From the looks of the bathtub detritus scattered about my bathroom floor, I will never get to work today. I'm babysitting the plumbers this morning, and snow is falling outside. I have my pepper spray by my side, placed within arm's reach because the paranoid tales of predatory service men have clouded my more trusting instincts. But of course they're perfectly nice.
Perhaps it's the sitting at home on a workday, not sick, not working, that puts me in the mind of a 1950s housewife. I'm sifting through my bread recipes, wondering why I can't ever get my dough to rise correctly. Is it the yeast? Is it inadequate kneading? I'm thinking about the hyacinths that have already come out of their dormant winter in Kriston's garden, and I'm worrying that the snow will smother them. I don't have a tarp to cover them, and anyway I'm at my house now. Briefly, the image of his next door neighbor's perfect, precocious daffodils flashed into my mind, and I felt certain that they're doomed.
I read Christina Nehring's wonderful essay on Silvia Plath this morning in the Atlantic Monthly. What an essayist that woman is. I utterly agreed with her on Plath, and the cult of Plath that rose in her wake to damn her and canonize her. Nehring acknowledges what shouldn't need mentioning, that Plath is a serious artist of the first rank, and not just a muse for world-weary preteens and melodramatic man-haters. As Nehring notes, those that respond to her so often feel the need to see her as either a raving madwoman or a simple (in both meanings of the word) domestic.
Instead she's mesmerizingly complex, and Nehring says Plath's life makes an argument by itself for a critic to consider biography alongside art. Both maternal and "violently ambivalent' towards her children. Both exuberant in love, and transfixed by the mysteries of death. Don't we all contain multitudes?
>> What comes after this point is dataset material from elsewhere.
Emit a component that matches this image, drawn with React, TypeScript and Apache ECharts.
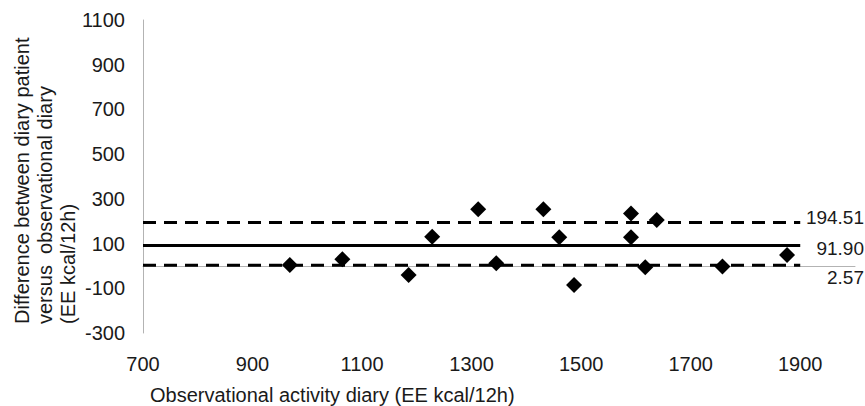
import React, { useEffect, useRef } from "react";
import * as echarts from "echarts";

// Observational activity diary (x) vs difference patient - observational (y)
const observed: number[] = [968, 1064, 1185, 1228, 1312, 1345, 1431, 1460, 1487, 1591, 1591, 1617, 1638, 1758, 1876];
const difference: number[] = [4, 30, -41, 131, 253, 12, 253, 128, -85, 235, 128, -6, 205, -3, 49];

const meanDiff = 91.9;
const upperLimit = 194.51;
const lowerLimit = 2.57;
const lineStart = 700;
const lineEnd = 1900;

const xTicks = { min: 700, max: 2000, interval: 200 };
const yTicks = { min: -300, max: 1100, interval: 200 };

const yTitleLines = ["Difference between diary patient", "versus  observational diary", "(EE kcal/12h)"];
const xTitle = "Observational activity diary (EE kcal/12h)";

const FONT = "'Liberation Sans', Arial, sans-serif";
const TEXT = "#1a1a1a";
const FS = 20;

export default function App() {
  const ref = useRef<HTMLDivElement>(null);
  useEffect(() => {
    if (!ref.current) return;
    const chart = echarts.init(ref.current, undefined, { renderer: "svg" });
    const points = observed.map((x, i) => [x, difference[i]]);
    const hline = (v: number) => [[lineStart, v], [lineEnd, v]];
    const plain = (v: number) => String(v);
    chart.setOption({
      animation: false,
      grid: { left: 143, top: 20, right: 10, bottom: 73 },
      xAxis: {
        type: "value",
        min: xTicks.min,
        max: xTicks.max,
        interval: xTicks.interval,
        axisLine: { show: true, lineStyle: { color: "#b3b3b3", width: 1 } },
        axisTick: { show: false },
        splitLine: { show: false },
        axisLabel: { showMaxLabel: false, margin: 21, fontSize: FS, color: TEXT, fontFamily: FONT, formatter: plain },
      },
      yAxis: {
        type: "value",
        min: yTicks.min,
        max: yTicks.max,
        interval: yTicks.interval,
        axisLine: { show: true, lineStyle: { color: "#b3b3b3", width: 1 } },
        axisTick: { show: false },
        splitLine: { show: false },
        axisLabel: { margin: 18, fontSize: FS, color: TEXT, fontFamily: FONT, formatter: plain },
      },
      series: [
        {
          type: "line",
          data: hline(upperLimit),
          showSymbol: false,
          lineStyle: { color: "#000", width: 3, type: [13, 8] },
          z: 1,
        },
        {
          type: "line",
          data: hline(meanDiff),
          showSymbol: false,
          lineStyle: { color: "#000", width: 3 },
          z: 1,
        },
        {
          type: "line",
          data: hline(lowerLimit),
          showSymbol: false,
          lineStyle: { color: "#000", width: 3, type: [13, 8] },
          z: 1,
        },
        {
          type: "scatter",
          data: points,
          symbol: "diamond",
          symbolSize: 16,
          itemStyle: { color: "#000", opacity: 1 },
          z: 3,
        },
      ],
    });

    const labelDefs: [number, string, number][] = [
      [upperLimit, upperLimit.toFixed(2), -5],
      [meanDiff, meanDiff.toFixed(2), 3],
      [lowerLimit, lowerLimit.toFixed(2), 12],
    ];
    const labelGraphics = labelDefs.map(([v, txt, dy]) => {
      const p = chart.convertToPixel({ gridIndex: 0 }, [lineEnd, v]) as number[];
      return {
        type: "text",
        x: 864,
        y: p[1] + dy,
        style: {
          text: txt,
          fill: TEXT,
          font: `19px ${FONT}`,
          textAlign: "right",
          textVerticalAlign: "middle",
        },
      };
    });

    chart.setOption({
      graphic: [
        ...labelGraphics,
        {
          type: "text",
          x: 10,
          y: 324,
          rotation: Math.PI / 2,
          style: {
            text: yTitleLines.join("\n"),
            fill: TEXT,
            font: `${FS}px ${FONT}`,
            lineHeight: 23,
            textAlign: "left",
            textVerticalAlign: "top",
          },
        },
        {
          type: "text",
          x: 150,
          y: 395,
          style: {
            text: xTitle,
            fill: TEXT,
            font: `${FS}px ${FONT}`,
            textAlign: "left",
            textVerticalAlign: "middle",
          },
        },
      ],
    });

    return () => chart.dispose();
  }, []);
  return (
    <div
      ref={ref}
      style={{ position: "absolute", left: 0, top: 0, width: 865, height: 406 }}
    />
  );
}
A critic tries to pin her on a contradiction, as if one could call an artist on "flip flops" as one can a politician. One of Plath's most affecting, disturbing poems is her "Tulips," written of these flowers that her husband brought to her in the hospital. Critics have said:
Look at this ecstatic letter about sweet Ted's [her husband] bringing her tulips when she was in the hospital.... And now look at the poem "Tulips": the flowers "hurt" her; they are "dangerous animals"; the smiles of the speaker's husband and child "catch onto my skin" like "little smiling hooks." Was she schizophrenic? Or just a pathological liar?"
And this is exactly the Plath that irritates many of her critics. Come now, they say, you had a loving husband and a child. Why the melodrama? Nehring responds well in defense of Plath. Of course, in her daily life she was not "running around ranting blackly like Lady Lazarus and 'eating men like the air.'" (even though, honestly, how awesome would that be?) Like anyone, she told herself she was happy, she pursued hobbies, she found tiny joys. She coped. But:
that does not mean there wasn't a level at which Plath gave free rein to her doubts, at which she permitted herself to be pessimistic, to be brutal, to follow her fears, her fantasies, her darker intuitions, as far down or up as they would take her. It seems to me that the critics who call Plath schizophrenic are pretending that people are simpler than they are.
The cursing and banging from my bathroom seems to be dwindling, though I note with dismay that the snowfall seems to be energizing. It's a bit of a hike to the bus stop, so perhaps I'll cozy up here a bit longer. No more Plath for today, and I promise not to stick my head into the oven.